What NL Central column is complete with a heavy focus on the St Louis Cardinals?
Cole’s numbers against the hated Cardinals provide our biggest sample size by far, and the resulting stat lines are exciting. All told, Cole pitches the current Cards to a slashline of .233/.303/.408. While the Cardinals do not have waht some would call a traditional home-run threat, they have plenty of guys who can fit a “poor man’s version” of the bill, such as Matt Holliday and Matt Adams. I’m most excited about the way Matt Carpenter is handled. The “Best fans in baseball” will tell you that he is a wunderkind who can do no wrong, yet his slash against Cole leaves a lot to be desired. Despite giving up a home run, Carpenter struggles regardless, with no other extra base hits. The same can also be said for Yadier Molina. Sure, Holliday may get his RBI numbers against Cole, but when you can confidently handle the run producers and the run creators in your chief rival in the division, your team will have a better chance to win in your starts.
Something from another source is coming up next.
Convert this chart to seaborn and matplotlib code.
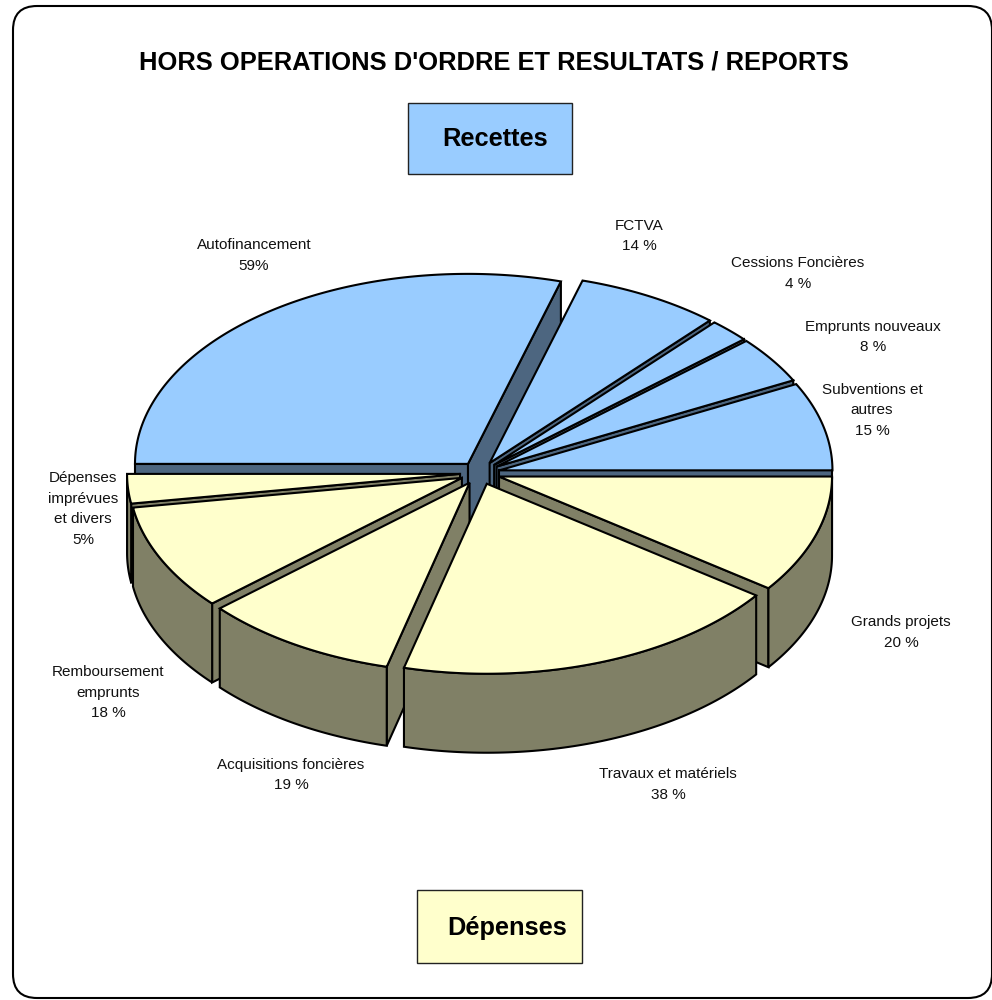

And that is exactly what Cole gives the Pirates when he starts against the Cardinals.
I hope you enjoyed this look at Gerrit Cole and his numbers against the current hitters within the NL Central. If we are looking for Cole to make that leap we all want to see this year, we should pay close attention each time he takes on a division foe. One need only look at his numbers against the Cards to find encouragement that he will do just that.